The plan was thwarted when the Detroit Pistons made Frank their coach this month. So the Knicks turned to the man they consider the best available candidate and on Monday introduced Mike Woodson as the newest member of the staff.
Woodson, 53, spent six years as the Atlanta Hawks’ coach, taking them from the cellar to Eastern Conference prominence. He will join the Knicks on a one-year deal, matching the term left on D’Antoni’s contract.
Woodson will be the staff’s primary voice on defense, although both D’Antoni and Woodson dismissed the “defensive coordinator” concept in a conference call.
“The responsibilities are that we’re hiring a good coach,” D’Antoni said. “We’ll sit down in the next month and figure everything out — how everybody is going to play off each other.”
D’Antoni added: “He’s a good coach.

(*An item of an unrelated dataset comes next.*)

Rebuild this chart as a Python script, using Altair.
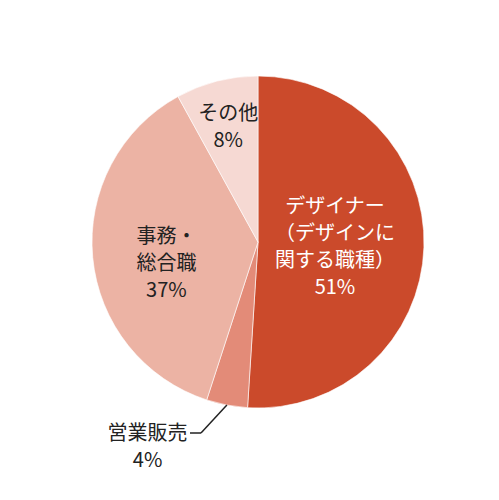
import altair as alt
import pandas as pd

categories = ["デザイナー（デザインに関する職種）", "営業販売", "事務・総合職", "その他"]
values = [51, 4, 37, 8]
label_names = ["デザイナー\n（デザインに\n関する職種）", "営業販売", "事務・\n総合職", "その他"]
colors = ["#CB4A2B", "#E38B78", "#ECB3A4", "#F6D9D3"]

df = pd.DataFrame({
    "order": list(range(len(categories))),
    "category": categories,
    "value": values,
    "label": [f"{n}\n{v}%" for n, v in zip(label_names, values)],
})

CX, CY, R = 250, 234, 166
TAU = 6.283185307179586

theta_scale = alt.Scale(domain=[0, 100], range=[0, TAU])

base = alt.Chart(df).transform_window(
    end="sum(value)", sort=[alt.SortField("order")], frame=[None, 0]
).transform_calculate(
    start="datum.end - datum.value",
    mid="datum.end - datum.value / 2",
)

arcs = base.mark_arc(radius=R, stroke="white", strokeWidth=0.6).encode(
    theta=alt.Theta("start:Q", scale=theta_scale),
    theta2="end:Q",
    x=alt.value(CX),
    y=alt.value(CY),
    color=alt.Color("category:N", scale=alt.Scale(domain=categories, range=colors), legend=None),
)

# label placement (style): radius, dx, dy, text colour
label_style = {
    "デザイナー（デザインに関する職種）": (77, 0, -37, "white"),
    "営業販売": (205, -72, -9, "#222222"),
    "事務・総合職": (92, 0, -14, "#222222"),
    "その他": (120, 0, -12, "#222222"),
}

layers = [arcs]
for cat, (rad, dx, dy, col) in label_style.items():
    layers.append(
        base.transform_filter(alt.datum.category == cat).mark_text(
            radius=rad, dx=dx, dy=dy, color=col, fontSize=20, lineHeight=27,
            font="Noto Sans CJK JP", lineBreak="\n", align="center", baseline="middle",
        ).encode(
            theta=alt.Theta("mid:Q", scale=theta_scale),
            x=alt.value(CX),
            y=alt.value(CY),
            text="label:N",
        )
    )

# leader line for the small slice
leader_src = base.transform_filter(alt.datum.category == "営業販売").transform_calculate(
    px=f"{CX} + {R} * sin(datum.mid / 100 * {TAU})",
    py=f"{CY} - {R} * cos(datum.mid / 100 * {TAU})",
)
leader1 = leader_src.mark_rule(color="#222222", strokeWidth=1.5).encode(
    x=alt.X("px:Q", scale=None), y=alt.Y("py:Q", scale=None),
    x2=alt.value(193), y2=alt.value(425),
)
leader2 = leader_src.mark_rule(color="#222222", strokeWidth=1.5).encode(
    x=alt.value(193), y=alt.value(425), x2=alt.value(182), y2=alt.value(425),
)
layers += [leader1, leader2]

chart = alt.layer(*layers).properties(
    width=483, height=484, padding=0, autosize=alt.AutoSizeParams(type="none")
).configure_view(stroke=None)

chart.save("out.html", embed_options={"renderer": "svg", "actions": False})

We expect him to add in a very positive way: defensively, offensively, big guys, small guys. Whatever we need from him as a Knicks organization for him to do, he will be able to do.”
Defense is clearly the Knicks’ greatest weakness, although that is a function of personnel as much as coaching. The Knicks have no shot-blockers and no 7-footers, and their best players — Amar’e Stoudemire, Carmelo Anthony and Chauncey Billups — are below-average defenders.

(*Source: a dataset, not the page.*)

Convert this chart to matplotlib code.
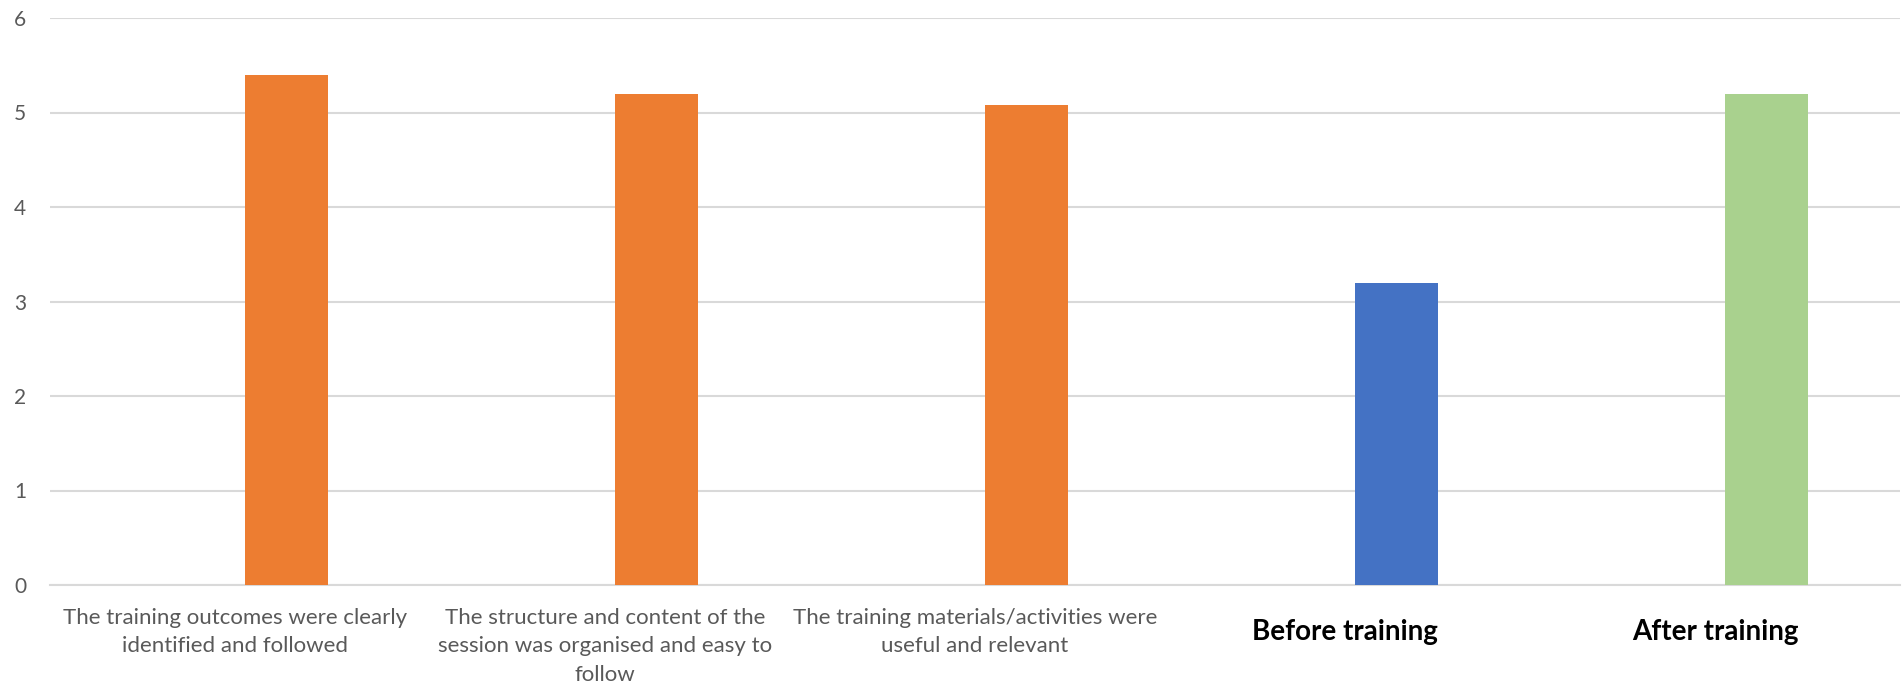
"""Bar chart: training feedback ratings and before/after scores."""

import matplotlib.pyplot as plt
import matplotlib.transforms as mtransforms

CATEGORIES = [
    "The training outcomes were clearly\nidentified and followed",
    "The structure and content of the\nsession was organised and easy to\nfollow",
    "The training materials/activities were\nuseful and relevant",
    "Before training",
    "After training",
]
VALUES = [5.40, 5.20, 5.08, 3.20, 5.20]
BAR_COLORS = ["#ED7D31", "#ED7D31", "#ED7D31", "#4472C4", "#A9D18E"]
BOLD_LABELS = [False, False, False, True, True]
Y_TICKS = [0, 1, 2, 3, 4, 5, 6]

plt.rcParams["font.family"] = ["Lato", "DejaVu Sans"]

fig = plt.figure(figsize=(19.03, 6.85), dpi=100)
ax = fig.add_axes([50 / 1903, 1 - 585 / 685, 1850 / 1903, (585 - 18) / 685])

x = list(range(len(CATEGORIES)))
bar_x = [i + 0.14 for i in x]
ax.bar(bar_x, VALUES, width=0.225, color=BAR_COLORS, zorder=3)

ax.set_xlim(-0.5, len(CATEGORIES) - 0.5)
ax.set_ylim(0, 6)
ax.set_yticks(Y_TICKS)
ax.set_yticklabels([str(t) for t in Y_TICKS], fontsize=15, color="#595959")
ax.yaxis.grid(True, color="#D9D9D9", linewidth=1.5, zorder=0)
ax.tick_params(axis="y", length=0, pad=17)
ax.tick_params(axis="x", length=0)
ax.set_xticks(x)
ax.set_xticklabels([])
for side in ["top", "right", "left"]:
    ax.spines[side].set_visible(False)
ax.spines["bottom"].set_color("#D9D9D9")
ax.spines["bottom"].set_linewidth(1.5)

trans = mtransforms.blended_transform_factory(ax.transData, ax.transAxes)
for xi, label, bold in zip(x, CATEGORIES, BOLD_LABELS):
    if bold:
        ax.text(xi, -0.060, label, transform=trans, ha="center", va="top",
                fontsize=20, fontweight="bold", color="black")
    else:
        ax.text(xi, -0.040, label, transform=trans, ha="center", va="top",
                fontsize=16, color="#595959", linespacing=1.55)

fig.savefig("out.png", dpi=100)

Frank spent last season as the Boston Celtics’ defensive coach but was a free agent this summer. He would have been offered the Knicks job had Detroit not hired him, according to a person with knowledge of the Knicks’ plans. Woodson was also a candidate for the Pistons job, as well as positions in Houston and in Minnesota.
Under Woodson, the Hawks’ defense improved significantly, from allowing 111.1 points per 100 possessions in 2004-5 (29th) to 106.7 in 2009-10 (13th). The Knicks ranked 22nd last season, with a rating of 110.1.
Woodson hinted at a defensive role, but said: “I’m not going to sit here and say that I’m just a defensive coach. I think I can help Mike offensively as well. I’m just a coach.”
The Knicks have four other assistants, but Woodson will be the only one with extensive head coaching experience, which puts him in line to take over if D’Antoni is fired in the next year.
Woodson has ties (via Indiana University) to Glen Grunwald, the Knicks’ interim general manager, and to Isiah Thomas, a former team president. He counts Larry Brown, a former Knicks coach, as a mentor. But his most significant relationship is with Billups. Woodson was on Brown’s Pistons staff when Billups led them to the 2004 championship. His rapport with Billups weighed heavily in his hiring.
Woodson was fired by the Hawks last year, after a generally successful six-year run in which Atlanta improved every season, from 13 wins in 2004-5 to 53 in 2009-10. But the Hawks had a winning record only in Woodson’s final two seasons, and they were swept in the second round of the playoffs both years.